The Government Just Admitted It's Researching How to Block Out the Sun — Read the Fine Print



In June 2023, the White House Office of Science and Technology Policy released a congressionally mandated research report on solar geoengineering. Most people didn't read it. Most people who heard about it filed it under "fringe science." That's exactly the kind of reaction that allows this kind of policy to advance without resistance.


Solar geoengineering — specifically stratospheric aerosol injection — is the deliberate release of reflective particles into the upper atmosphere to reduce the amount of sunlight reaching Earth's surface. The stated goal is climate cooling. The unstated reality is that no single government or international body has ever been given the authority to unilaterally alter the planetary atmosphere, and yet here we are, with the White House formally studying how to do exactly that.


Think about the scale of what's being proposed: injecting materials into the stratosphere that would affect sunlight, temperature, and precipitation patterns for every human being on Earth — without a global vote, without transparent international governance, and without the consent of any of the 8 billion people whose food supply depends on predictable weather.

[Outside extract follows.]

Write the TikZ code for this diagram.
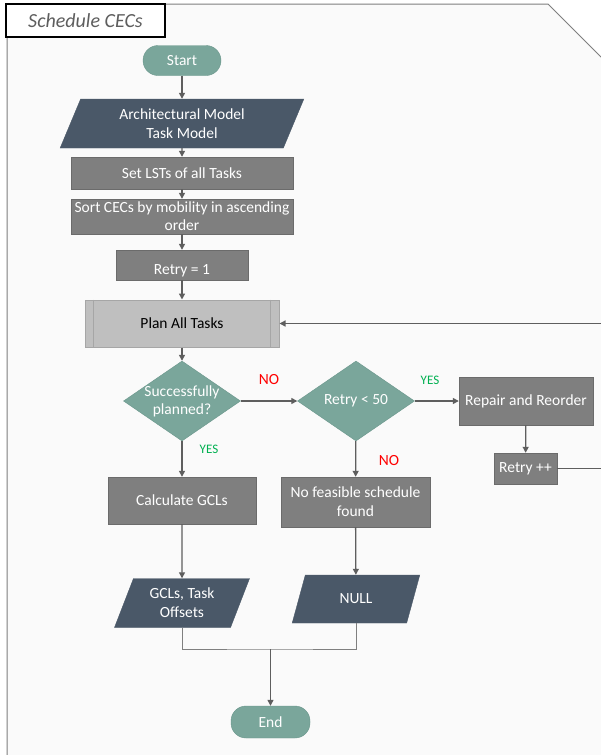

The report is careful. It is full of caveats and calls for "further research." Government reports always are. But the existence of the report itself is the news — because research programs don't begin without funding, funding doesn't come without political commitment, and political commitment doesn't materialize for things that aren't already being seriously planned.


The secondary effects of stratospheric aerosol injection are documented in the scientific literature and they are not minor: potential disruption of monsoon systems affecting billions in South and Southeast Asia, ozone depletion, altered precipitation patterns, and the "termination shock" problem — if the program stops suddenly, temperatures rebound catastrophically.


Who controls the thermostat for the planet? Who votes on the dosage? Who gets held accountable when the monsoons fail?


These questions don't have answers yet. But the program is advancing. And the people designing it are not waiting for answers before moving forward.


Your atmosphere. Their experiment. Your permission was never part of the equation.